我沒有回答,並不覺得需要回答,我打量坐在我對麵的這個男人,他穿了一件看起來質地很好的襯衣,手上的表想必也價值不扉,指甲修剪得很幹淨,身上有很淡很淡的香水味,頭發似乎還經過了一些挑染,在陽光下是一種金棕色。
他看起來,年輕,有朝氣,十足十的貴派頭。我看起來比以前要時尚十倍帥氣十倍。但我覺得他和以前那個穿幾百塊的普通襯衣散發著淡淡的消毒藥水味道的男人並不是同一個人,他陌生得可怕。
“為什麽不告訴我?”這是在我沒有回答後,越軾之的第二句問話。他問得理所當然,就似我是他的所有物歸他統率,有一點我忽然不聽話了,他含怒露威地質問我。
我盯著他的眼睛。他問得是這麽的理所當然,是這麽的義正詞嚴,這麽的咄咄逼人,他沒有一點點地覺得自己不應該,不應該這麽問我,不應該這麽覺得被我辜負。
怎麽會這樣?如何那個我認識了戀愛了十幾年的男人會變成這樣?
“憑什麽?趙軾之,我憑什麽要告訴你?”我幾乎咬碎銀牙,是的是的,我不能放下,我不能放下,我放不下,就算放下了愛,但我放不下恨。恨什麽,恨自己愛過的男人,如何會陌生得把自己當成了仇人。
“那個孩子是我的,你應該告訴我。”趙軾之有那麽一瞬間的底氣不足,但仍那麽咄咄逼人。
“你和女人睡的時候從來沒想過她會懷孕嗎?憑什麽要我告訴你?趙軾之,別說我已經不是你的妻子,就算我是你的妻子,我也隻有權利憤怒,沒有義務通報消息。你憑什麽來質問我?憑你沒離婚的時候就背著我睡了一個又一個的其它女人?還是憑你淨身出戶沒把我像狗一樣趕到街上?”
對對對,我很憤怒。我很無聊,我挖了陳年舊事來斤斤計較,我不大度,我沒放開,我幽怨萬分,我是千年怨婦無人可比。

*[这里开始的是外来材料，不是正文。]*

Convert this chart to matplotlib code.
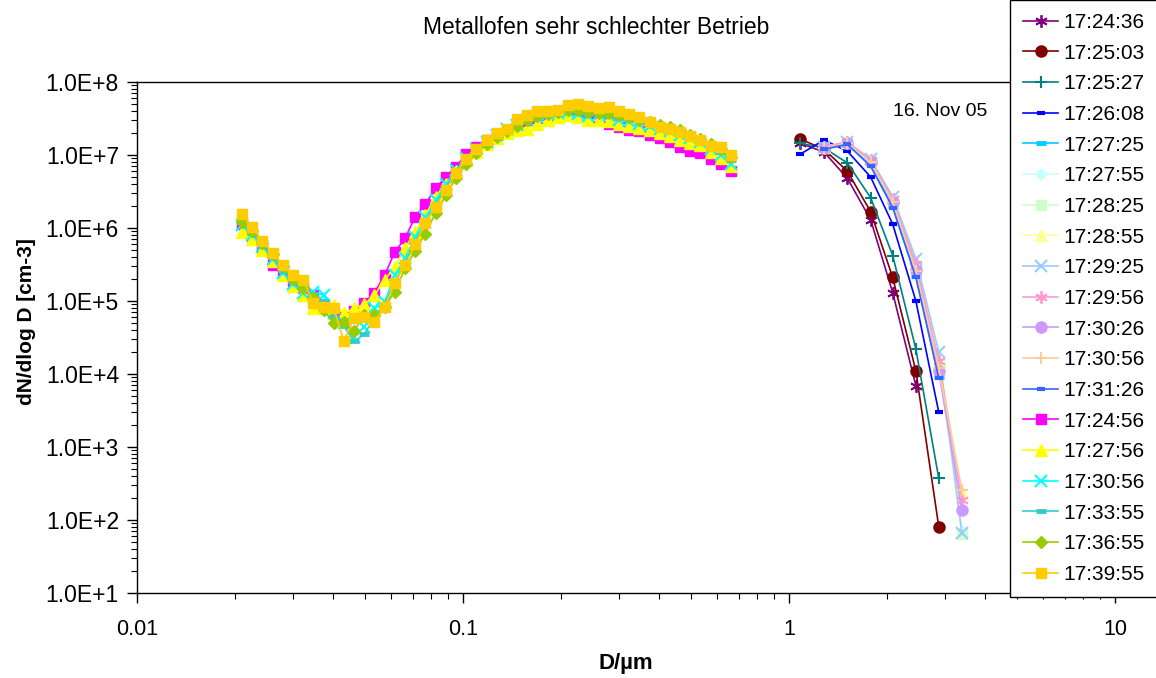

可我又不是聖人,自從離婚後,不管他多過份,我從沒反駁過一句,我從沒說過他半句不是,他倒好,次次逼我於絕境,我一退再退,他卻仍咄咄逼人從不肯放鬆半分,他為什麽欺負我,因為我總是任由他欺負!
“憑什麽?你憑什麽質問我?你覺得你有那個資格有那個權利嗎?還是因為你覺得我很好欺負從不還擊,所以你覺得必須把我逼到活不下去?”我一字一句地問他,我盯著他的眼睛,我覺得自己忽然之間像一個勇士,盡管這個勇士現在在趙軾之的眼裏更像一個可惡的女人。
又何必顧及自己可惡不可惡,反正在他眼裏,我做得再好,也不是什麽好女人。
“我以為你知道她堅持生下孩子的事。”趙軾之語氣總算有點不好意思,但轉又擺擺手說:“算了算了,現在都這樣了,說那些有什麽用。你真的不知道那個肖絲雨在什麽地方?”
哦,我明白了。他還是認為我有所參與,甚至很有可能認為我藏起了他的孩子。
“想要找回你的兒子?不把他當成一個無用的精子了嗎?為了不要孩子,你不是什麽事都做得出來嗎?”我開始咄咄逼人。
“我,我做什麽了?”趙軾之有抵死不認的品格,放到舊時候,說不定是個烈士。
“每天給我喝下的那些紅花湯,需要更多的證據嗎?”我想起當時還認為他的溫柔體貼深情萬分,現在想卻隻剩下惡心。我終於把這次見麵,變成了一次徹底地算舊賬吵架盛宴。